I am well aware that in 20 years, the vast majority of my students will remember almost nothing about me—basically, they will recall whether I was kind to them or mean to them, and that’s about it. But a few, perhaps 5%, will hopefully remember me as one of the handful of teachers who influenced their life in a meaningful, positive way. That tiny, tiny yield is what motivates me as a classroom teacher, and I know from talking to other teachers that this is a common sentiment. We went into the field precisely because it does not conform well to bottom-line thinking. If we had been more conventional in our thinking, we would have chosen a different profession.

. . . [W]e face a crisis in education. The crisis is real, and it is present at this very moment. The crisis is that we have misidentified the crisis.
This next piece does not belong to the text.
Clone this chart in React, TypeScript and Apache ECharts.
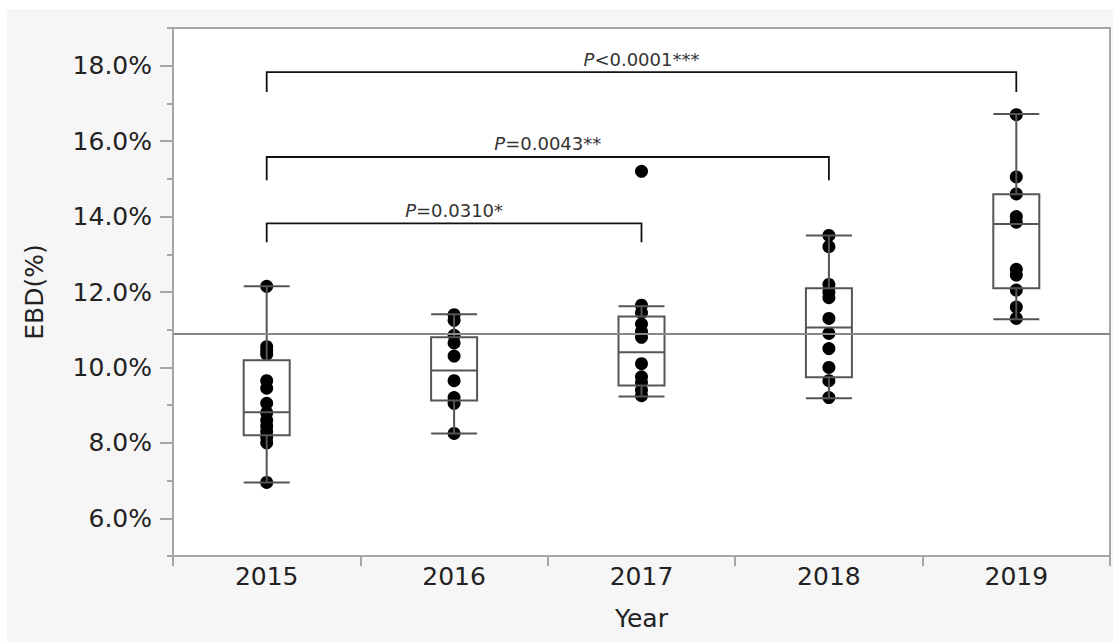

In a misguided attempt to make education more accountable and achievement-oriented, we (as a nation) run the risk of removing all the education from the system. What will be left behind is training, 13 miserable years of it, with no break for art or music, and our nation will be all the poorer. The students know this. Let’s listen to them for a change.

3/29/2012

Students’ time has a dollar value, too. It’s not only the labor hours of teachers that cost money. A school that organizes time and schedules for the convenience of adults and treats kids as if they should sit around, bored, most of the time . . . is a school that has no business surviving in the 21st century.

11/30/2012

We are the miracles others are praying for.

1/7/2013

Whoever thinks failure is a tragedy must think success on the first try is commonplace.

6/21/2015

The fact that fireflies have a short season does not make them any less miraculous.

6/21/2015

Do not be envious of people with lots of money or lots of things. Maybe that’s all they have.